Mathieu Kleyebe Abonnenc
Limbé

The film Limbé by Mathieu Kleyebe Abonnenc takes its inspiration and its title from a poem by the Guyanese poet Léon-Gontran Damas, one of the co-creator of the negritude movement. This Creole expression, which activates the Limbo dance through language, evokes a great sadness, linked to the death of the artist’s sister. This silent film continues Abonnenc’s collaboration with dancer and choreographer Betty Tchomanga, who played the protagonist in his film Secteur IXB (2015). In Limbé Kleyebe Abonnenc attempts to give form to a state of deep melancholy, while echoing the reflections of Guyanese poet Wilson Harris, for whom the Limbo dance is a way of evoking, through its contortions, the gestures that slaves had to invent to survive crossing the Atlantic ocean in the hull of slave ships. It is said that the Limbo was born on slave ships during the Middle Passage; there was so little space that the slaves contorted themselves into human spiders. In the film, the black body appears and reappears progressively in the darkness, obliging the spectator to adjust their sight in order to apprehend what is happening before their eyes.

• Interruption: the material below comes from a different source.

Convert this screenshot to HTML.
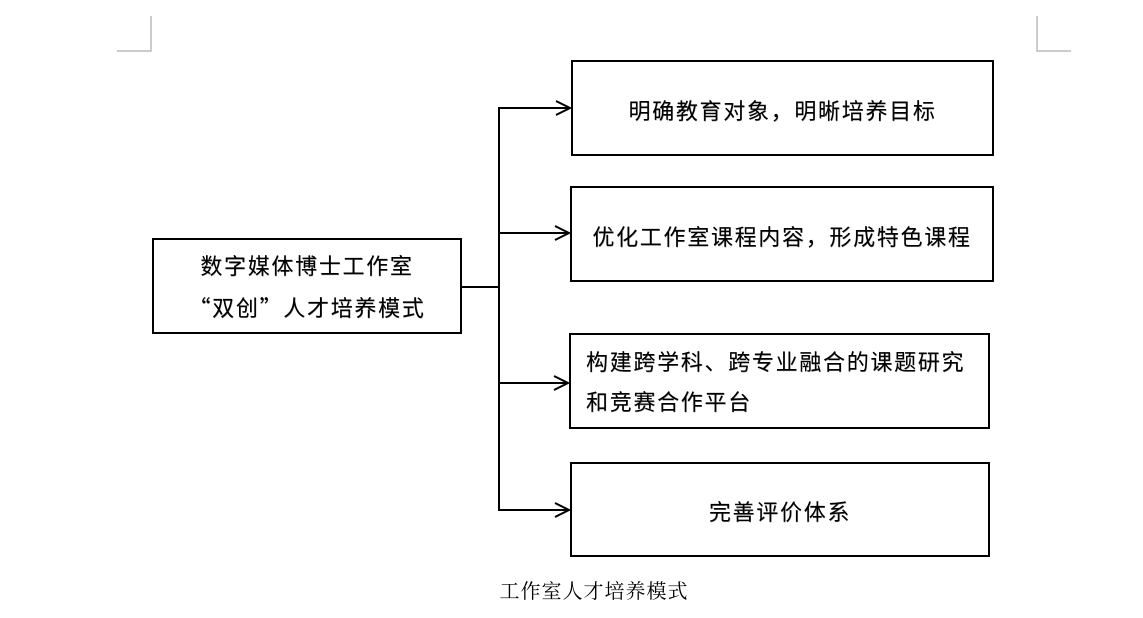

Mathieu Kleyebe Abonnenc’s practice engages with the cultural hegemonies that form the basis for the evolution of contemporary society. Kleyebe Abonnenc uses video, photography, installation, drawing, and exhibition projects to raise questions about imperial histories and their effects on the former colonies of developed countries. Examining the role of images and representations in the construction of these histories and the identities that result from it, the artist interprets and translates these sources. Kleyebe Abonnenc’s work grapples with why certain things are lost and how to make them exist again. The artist confronts the persistence of politically and culturally charged images in order to replace them with others, and by refusing to show terror while making it palpable, his work reflects on the means of "decolonizing culture”.